+++ Dataset extract +++

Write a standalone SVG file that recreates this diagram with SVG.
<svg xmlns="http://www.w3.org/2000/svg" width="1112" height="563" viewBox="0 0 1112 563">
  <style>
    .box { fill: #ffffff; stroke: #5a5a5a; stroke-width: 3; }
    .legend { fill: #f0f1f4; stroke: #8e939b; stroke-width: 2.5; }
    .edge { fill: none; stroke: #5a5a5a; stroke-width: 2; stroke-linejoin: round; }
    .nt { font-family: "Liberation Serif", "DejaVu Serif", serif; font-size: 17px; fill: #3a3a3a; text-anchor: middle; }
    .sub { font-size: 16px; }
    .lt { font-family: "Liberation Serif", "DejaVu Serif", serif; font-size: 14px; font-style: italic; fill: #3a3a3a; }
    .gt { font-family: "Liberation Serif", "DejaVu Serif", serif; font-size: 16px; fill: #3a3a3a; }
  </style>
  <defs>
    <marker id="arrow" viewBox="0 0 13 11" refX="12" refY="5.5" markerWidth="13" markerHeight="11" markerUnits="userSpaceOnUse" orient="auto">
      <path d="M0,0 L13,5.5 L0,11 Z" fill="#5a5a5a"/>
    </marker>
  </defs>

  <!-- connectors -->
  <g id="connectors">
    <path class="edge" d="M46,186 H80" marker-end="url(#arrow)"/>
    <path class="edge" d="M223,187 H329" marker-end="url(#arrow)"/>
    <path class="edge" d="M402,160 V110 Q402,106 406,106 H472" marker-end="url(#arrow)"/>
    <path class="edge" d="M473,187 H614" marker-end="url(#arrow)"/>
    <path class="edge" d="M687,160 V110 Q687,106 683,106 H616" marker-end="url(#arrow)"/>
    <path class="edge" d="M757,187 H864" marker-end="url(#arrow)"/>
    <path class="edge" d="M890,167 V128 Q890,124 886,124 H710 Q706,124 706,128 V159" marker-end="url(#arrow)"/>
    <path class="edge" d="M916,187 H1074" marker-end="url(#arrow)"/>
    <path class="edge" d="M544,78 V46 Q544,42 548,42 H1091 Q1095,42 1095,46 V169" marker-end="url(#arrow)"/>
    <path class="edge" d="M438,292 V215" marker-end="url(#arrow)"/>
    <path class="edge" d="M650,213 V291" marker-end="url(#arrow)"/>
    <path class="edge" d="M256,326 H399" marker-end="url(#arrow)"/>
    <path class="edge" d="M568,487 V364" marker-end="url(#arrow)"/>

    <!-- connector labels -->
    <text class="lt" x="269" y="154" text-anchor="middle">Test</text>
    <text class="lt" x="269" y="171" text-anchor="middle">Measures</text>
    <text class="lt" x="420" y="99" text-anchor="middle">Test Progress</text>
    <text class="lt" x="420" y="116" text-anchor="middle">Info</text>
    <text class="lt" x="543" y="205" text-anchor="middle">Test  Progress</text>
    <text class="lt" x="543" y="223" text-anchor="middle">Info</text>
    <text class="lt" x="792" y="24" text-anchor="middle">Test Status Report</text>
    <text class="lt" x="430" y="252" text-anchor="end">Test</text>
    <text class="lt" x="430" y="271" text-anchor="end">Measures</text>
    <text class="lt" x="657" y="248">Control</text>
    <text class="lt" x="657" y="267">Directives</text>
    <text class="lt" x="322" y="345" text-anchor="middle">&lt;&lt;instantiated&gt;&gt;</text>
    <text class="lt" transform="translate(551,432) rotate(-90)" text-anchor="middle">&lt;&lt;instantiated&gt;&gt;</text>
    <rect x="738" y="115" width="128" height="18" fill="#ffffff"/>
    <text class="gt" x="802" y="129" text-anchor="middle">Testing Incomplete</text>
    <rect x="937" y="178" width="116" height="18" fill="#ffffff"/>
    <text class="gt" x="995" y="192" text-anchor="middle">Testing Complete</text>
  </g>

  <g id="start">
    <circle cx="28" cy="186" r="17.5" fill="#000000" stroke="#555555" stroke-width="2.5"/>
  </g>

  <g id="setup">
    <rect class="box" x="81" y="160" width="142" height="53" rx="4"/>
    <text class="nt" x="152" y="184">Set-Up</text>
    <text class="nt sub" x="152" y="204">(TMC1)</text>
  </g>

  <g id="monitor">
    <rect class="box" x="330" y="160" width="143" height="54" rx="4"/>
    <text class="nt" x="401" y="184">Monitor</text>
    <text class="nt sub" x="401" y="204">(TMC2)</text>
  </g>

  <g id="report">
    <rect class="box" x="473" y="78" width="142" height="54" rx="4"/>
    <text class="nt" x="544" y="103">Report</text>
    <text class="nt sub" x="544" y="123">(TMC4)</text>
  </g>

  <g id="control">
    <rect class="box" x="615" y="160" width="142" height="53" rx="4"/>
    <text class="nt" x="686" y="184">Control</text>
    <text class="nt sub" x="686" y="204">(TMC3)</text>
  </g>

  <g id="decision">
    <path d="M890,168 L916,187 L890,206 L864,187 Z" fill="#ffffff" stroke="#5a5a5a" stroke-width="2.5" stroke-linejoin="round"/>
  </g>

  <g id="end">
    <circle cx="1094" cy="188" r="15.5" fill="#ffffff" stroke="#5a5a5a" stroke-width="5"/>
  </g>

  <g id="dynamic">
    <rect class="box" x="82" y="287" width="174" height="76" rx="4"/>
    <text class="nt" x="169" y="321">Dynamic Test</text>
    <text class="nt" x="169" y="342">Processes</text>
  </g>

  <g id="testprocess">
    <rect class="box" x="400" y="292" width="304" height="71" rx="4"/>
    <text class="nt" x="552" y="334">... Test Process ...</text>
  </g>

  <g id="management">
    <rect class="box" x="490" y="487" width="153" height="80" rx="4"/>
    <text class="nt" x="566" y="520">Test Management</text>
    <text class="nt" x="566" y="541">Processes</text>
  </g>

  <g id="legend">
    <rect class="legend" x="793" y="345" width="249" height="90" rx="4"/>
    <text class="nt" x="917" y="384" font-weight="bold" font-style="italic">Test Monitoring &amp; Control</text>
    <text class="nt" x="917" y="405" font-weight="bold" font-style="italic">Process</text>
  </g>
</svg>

+++

### Goal
Reproduce the listing above word for word.

### Reply to the task
Write a standalone SVG file that recreates this diagram with SVG.
<svg xmlns="http://www.w3.org/2000/svg" width="1112" height="563" viewBox="0 0 1112 563">
  <style>
    .box { fill: #ffffff; stroke: #5a5a5a; stroke-width: 3; }
    .legend { fill: #f0f1f4; stroke: #8e939b; stroke-width: 2.5; }
    .edge { fill: none; stroke: #5a5a5a; stroke-width: 2; stroke-linejoin: round; }
    .nt { font-family: "Liberation Serif", "DejaVu Serif", serif; font-size: 17px; fill: #3a3a3a; text-anchor: middle; }
    .sub { font-size: 16px; }
    .lt { font-family: "Liberation Serif", "DejaVu Serif", serif; font-size: 14px; font-style: italic; fill: #3a3a3a; }
    .gt { font-family: "Liberation Serif", "DejaVu Serif", serif; font-size: 16px; fill: #3a3a3a; }
  </style>
  <defs>
    <marker id="arrow" viewBox="0 0 13 11" refX="12" refY="5.5" markerWidth="13" markerHeight="11" markerUnits="userSpaceOnUse" orient="auto">
      <path d="M0,0 L13,5.5 L0,11 Z" fill="#5a5a5a"/>
    </marker>
  </defs>

  <!-- connectors -->
  <g id="connectors">
    <path class="edge" d="M46,186 H80" marker-end="url(#arrow)"/>
    <path class="edge" d="M223,187 H329" marker-end="url(#arrow)"/>
    <path class="edge" d="M402,160 V110 Q402,106 406,106 H472" marker-end="url(#arrow)"/>
    <path class="edge" d="M473,187 H614" marker-end="url(#arrow)"/>
    <path class="edge" d="M687,160 V110 Q687,106 683,106 H616" marker-end="url(#arrow)"/>
    <path class="edge" d="M757,187 H864" marker-end="url(#arrow)"/>
    <path class="edge" d="M890,167 V128 Q890,124 886,124 H710 Q706,124 706,128 V159" marker-end="url(#arrow)"/>
    <path class="edge" d="M916,187 H1074" marker-end="url(#arrow)"/>
    <path class="edge" d="M544,78 V46 Q544,42 548,42 H1091 Q1095,42 1095,46 V169" marker-end="url(#arrow)"/>
    <path class="edge" d="M438,292 V215" marker-end="url(#arrow)"/>
    <path class="edge" d="M650,213 V291" marker-end="url(#arrow)"/>
    <path class="edge" d="M256,326 H399" marker-end="url(#arrow)"/>
    <path class="edge" d="M568,487 V364" marker-end="url(#arrow)"/>

    <!-- connector labels -->
    <text class="lt" x="269" y="154" text-anchor="middle">Test</text>
    <text class="lt" x="269" y="171" text-anchor="middle">Measures</text>
    <text class="lt" x="420" y="99" text-anchor="middle">Test Progress</text>
    <text class="lt" x="420" y="116" text-anchor="middle">Info</text>
    <text class="lt" x="543" y="205" text-anchor="middle">Test  Progress</text>
    <text class="lt" x="543" y="223" text-anchor="middle">Info</text>
    <text class="lt" x="792" y="24" text-anchor="middle">Test Status Report</text>
    <text class="lt" x="430" y="252" text-anchor="end">Test</text>
    <text class="lt" x="430" y="271" text-anchor="end">Measures</text>
    <text class="lt" x="657" y="248">Control</text>
    <text class="lt" x="657" y="267">Directives</text>
    <text class="lt" x="322" y="345" text-anchor="middle">&lt;&lt;instantiated&gt;&gt;</text>
    <text class="lt" transform="translate(551,432) rotate(-90)" text-anchor="middle">&lt;&lt;instantiated&gt;&gt;</text>
    <rect x="738" y="115" width="128" height="18" fill="#ffffff"/>
    <text class="gt" x="802" y="129" text-anchor="middle">Testing Incomplete</text>
    <rect x="937" y="178" width="116" height="18" fill="#ffffff"/>
    <text class="gt" x="995" y="192" text-anchor="middle">Testing Complete</text>
  </g>

  <g id="start">
    <circle cx="28" cy="186" r="17.5" fill="#000000" stroke="#555555" stroke-width="2.5"/>
  </g>

  <g id="setup">
    <rect class="box" x="81" y="160" width="142" height="53" rx="4"/>
    <text class="nt" x="152" y="184">Set-Up</text>
    <text class="nt sub" x="152" y="204">(TMC1)</text>
  </g>

  <g id="monitor">
    <rect class="box" x="330" y="160" width="143" height="54" rx="4"/>
    <text class="nt" x="401" y="184">Monitor</text>
    <text class="nt sub" x="401" y="204">(TMC2)</text>
  </g>

  <g id="report">
    <rect class="box" x="473" y="78" width="142" height="54" rx="4"/>
    <text class="nt" x="544" y="103">Report</text>
    <text class="nt sub" x="544" y="123">(TMC4)</text>
  </g>

  <g id="control">
    <rect class="box" x="615" y="160" width="142" height="53" rx="4"/>
    <text class="nt" x="686" y="184">Control</text>
    <text class="nt sub" x="686" y="204">(TMC3)</text>
  </g>

  <g id="decision">
    <path d="M890,168 L916,187 L890,206 L864,187 Z" fill="#ffffff" stroke="#5a5a5a" stroke-width="2.5" stroke-linejoin="round"/>
  </g>

  <g id="end">
    <circle cx="1094" cy="188" r="15.5" fill="#ffffff" stroke="#5a5a5a" stroke-width="5"/>
  </g>

  <g id="dynamic">
    <rect class="box" x="82" y="287" width="174" height="76" rx="4"/>
    <text class="nt" x="169" y="321">Dynamic Test</text>
    <text class="nt" x="169" y="342">Processes</text>
  </g>

  <g id="testprocess">
    <rect class="box" x="400" y="292" width="304" height="71" rx="4"/>
    <text class="nt" x="552" y="334">... Test Process ...</text>
  </g>

  <g id="management">
    <rect class="box" x="490" y="487" width="153" height="80" rx="4"/>
    <text class="nt" x="566" y="520">Test Management</text>
    <text class="nt" x="566" y="541">Processes</text>
  </g>

  <g id="legend">
    <rect class="legend" x="793" y="345" width="249" height="90" rx="4"/>
    <text class="nt" x="917" y="384" font-weight="bold" font-style="italic">Test Monitoring &amp; Control</text>
    <text class="nt" x="917" y="405" font-weight="bold" font-style="italic">Process</text>
  </g>
</svg>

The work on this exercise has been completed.